STATED GOAL
Return each line of the data below verbatim; pictures are to be left out.

## start COLLECTED MATERIAL

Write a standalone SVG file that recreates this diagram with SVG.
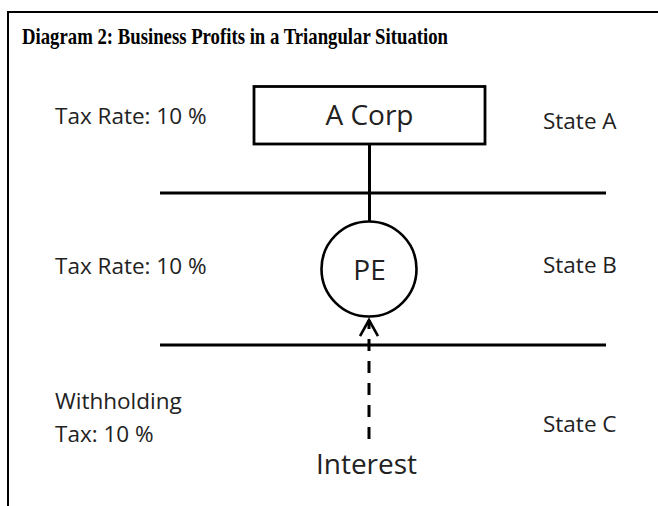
<svg xmlns="http://www.w3.org/2000/svg" width="658" height="506" viewBox="0 0 658 506">
<style>
.lbl{font-family:"Open Sans","Liberation Sans",sans-serif;font-size:22.5px;fill:#222}
.big{font-family:"Open Sans","Liberation Sans",sans-serif;font-size:28px;fill:#222}
.ln{stroke:#000;stroke-width:3;fill:none}
</style>
<defs>
<marker id="chev" markerWidth="20" markerHeight="20" refX="17" refY="10" orient="auto" markerUnits="userSpaceOnUse" viewBox="0 0 20 20">
<path d="M1,1 L17,10 L1,19" fill="none" stroke="#000" stroke-width="2.6"/>
</marker>
</defs>
<rect width="658" height="506" fill="#fff"/>
<path d="M8,506 V12 H660" stroke="#000" stroke-width="2" fill="none"/>
<text x="22" y="44" font-family="Liberation Serif,serif" font-weight="bold" font-size="24" textLength="426" lengthAdjust="spacingAndGlyphs" fill="#000">Diagram 2: Business Profits in a Triangular Situation</text>
<g id="state-lines">
<line class="ln" x1="160" y1="193" x2="606" y2="193"/>
<line class="ln" x1="160" y1="345" x2="606" y2="345"/>
</g>
<g id="connectors">
<line class="ln" x1="369.5" y1="144" x2="369.5" y2="222"/>
<line x1="369" y1="439" x2="369" y2="320" stroke="#000" stroke-width="3" stroke-dasharray="12,10" marker-end="url(#chev)"/>
</g>
<g id="a-corp">
<rect x="254" y="86.5" width="231" height="57.5" fill="#fff" stroke="#000" stroke-width="2.8"/>
<text class="big" x="369.5" y="125" text-anchor="middle">A Corp</text>
</g>
<g id="pe">
<circle cx="369" cy="269" r="47.5" fill="#fff" stroke="#000" stroke-width="2.6"/>
<text class="big" x="369.5" y="280" text-anchor="middle">PE</text>
</g>
<g id="labels">
<text class="lbl" x="55" y="124">Tax Rate: 10 %</text>
<text class="lbl" x="55" y="274">Tax Rate: 10 %</text>
<text class="lbl" x="55" y="409">Withholding</text>
<text class="lbl" x="55" y="442">Tax: 10 %</text>
<text class="lbl" x="543" y="129">State A</text>
<text class="lbl" x="543" y="273">State B</text>
<text class="lbl" x="543" y="432">State C</text>
<text class="big" x="366.5" y="474" text-anchor="middle">Interest</text>
</g>
</svg>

## end COLLECTED MATERIAL

CORRECT RESPONSE
Write a standalone SVG file that recreates this diagram with SVG.
<svg xmlns="http://www.w3.org/2000/svg" width="658" height="506" viewBox="0 0 658 506">
<style>
.lbl{font-family:"Open Sans","Liberation Sans",sans-serif;font-size:22.5px;fill:#222}
.big{font-family:"Open Sans","Liberation Sans",sans-serif;font-size:28px;fill:#222}
.ln{stroke:#000;stroke-width:3;fill:none}
</style>
<defs>
<marker id="chev" markerWidth="20" markerHeight="20" refX="17" refY="10" orient="auto" markerUnits="userSpaceOnUse" viewBox="0 0 20 20">
<path d="M1,1 L17,10 L1,19" fill="none" stroke="#000" stroke-width="2.6"/>
</marker>
</defs>
<rect width="658" height="506" fill="#fff"/>
<path d="M8,506 V12 H660" stroke="#000" stroke-width="2" fill="none"/>
<text x="22" y="44" font-family="Liberation Serif,serif" font-weight="bold" font-size="24" textLength="426" lengthAdjust="spacingAndGlyphs" fill="#000">Diagram 2: Business Profits in a Triangular Situation</text>
<g id="state-lines">
<line class="ln" x1="160" y1="193" x2="606" y2="193"/>
<line class="ln" x1="160" y1="345" x2="606" y2="345"/>
</g>
<g id="connectors">
<line class="ln" x1="369.5" y1="144" x2="369.5" y2="222"/>
<line x1="369" y1="439" x2="369" y2="320" stroke="#000" stroke-width="3" stroke-dasharray="12,10" marker-end="url(#chev)"/>
</g>
<g id="a-corp">
<rect x="254" y="86.5" width="231" height="57.5" fill="#fff" stroke="#000" stroke-width="2.8"/>
<text class="big" x="369.5" y="125" text-anchor="middle">A Corp</text>
</g>
<g id="pe">
<circle cx="369" cy="269" r="47.5" fill="#fff" stroke="#000" stroke-width="2.6"/>
<text class="big" x="369.5" y="280" text-anchor="middle">PE</text>
</g>
<g id="labels">
<text class="lbl" x="55" y="124">Tax Rate: 10 %</text>
<text class="lbl" x="55" y="274">Tax Rate: 10 %</text>
<text class="lbl" x="55" y="409">Withholding</text>
<text class="lbl" x="55" y="442">Tax: 10 %</text>
<text class="lbl" x="543" y="129">State A</text>
<text class="lbl" x="543" y="273">State B</text>
<text class="lbl" x="543" y="432">State C</text>
<text class="big" x="366.5" y="474" text-anchor="middle">Interest</text>
</g>
</svg>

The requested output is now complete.